EPR Spectrum Analysis of DPPH and MnCl2

Abstract

This paper presents the findings of electron paramagnetic resonance (EPR) spectroscopy experiments conducted on two different samples: 2,2-diphenyl-1-picrylhydrazyl (DPPH) and Manganese Chloride (MnCl2) dissolved in H2O. The experiments were conducted at Dr. D. Petasis EPR lab located in Allegheny College, Meadville, PA, USA. A Varian X-Band spectrometer was utilized for the analysis of the EPR absorption spectra. The primary objective was to determine the g-values and hyperfine structure of the two samples, which can be crucial in characterizing their electronic properties. The g-values obtained for both DPPH and MnCl2 were found to be remarkably close to the theoretically calculated values, suggesting the high accuracy and success of the experiments. This agreement validates the reliability of the EPR measurements and demonstrates the precision of the instruments and experimental procedures employed. For the MnCl2 sample, a hyperfine structure with 6 visible EPR lines was observed. By analyzing the number of EPR lines, the nuclear spin of the Mn(II) ion was determined to be I = 5/2, consistent with the expected value for Mn(II).

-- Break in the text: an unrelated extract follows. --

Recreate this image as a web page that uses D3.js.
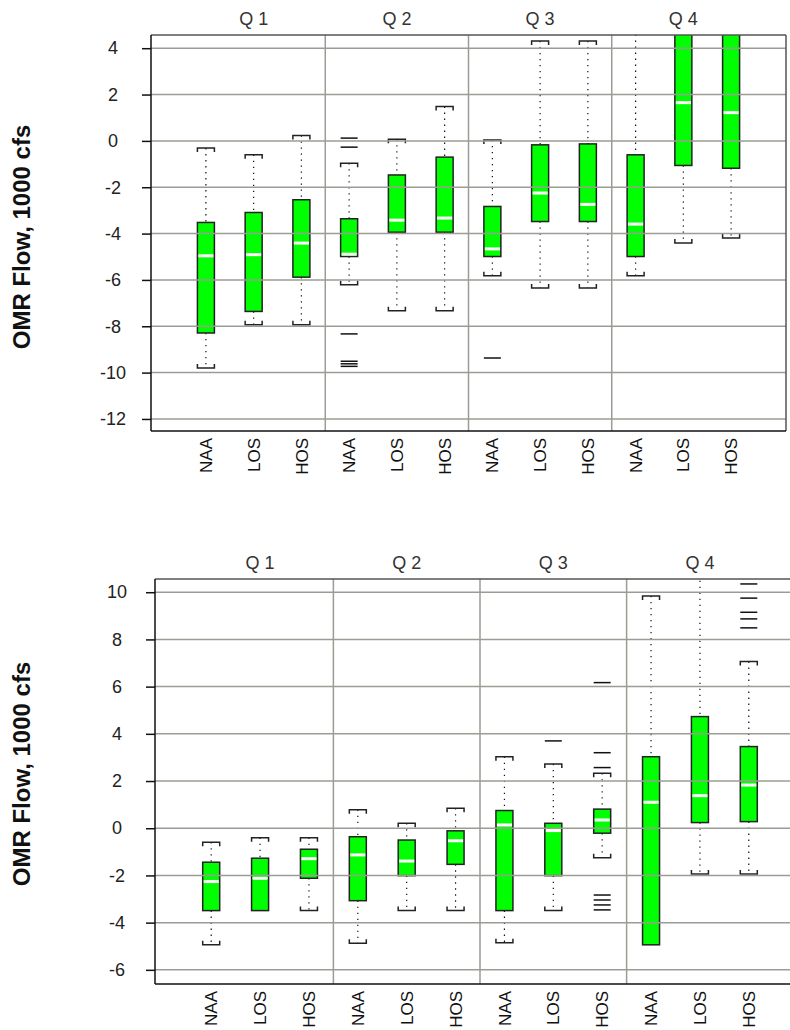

The hyperfine constant (A) was also calculated from the field position differences between adjacent lines, providing further insights into the sample's magnetic properties. Comparisons were made between the obtained g-values and hyperfine constant with the expected values for Mn(II) in the literature, confirming the accuracy of the measurements and reinforcing the credibility of the experimental data. Overall, the EPR spectroscopy experiments conducted on DPPH and MnCl2 in H2O have provided valuable information about the electronic and magnetic properties of these paramagnetic materials. The results demonstrate the effectiveness of EPR spectroscopy as a powerful experimental technique for investigating various bio-chemical samples and understanding the effects of solvents on the EPR spectra of compounds. The close agreement between the experimental and theoretical values for the g-factors and hyperfine constants reinforces the reliability of the data obtained from the EPR experiments.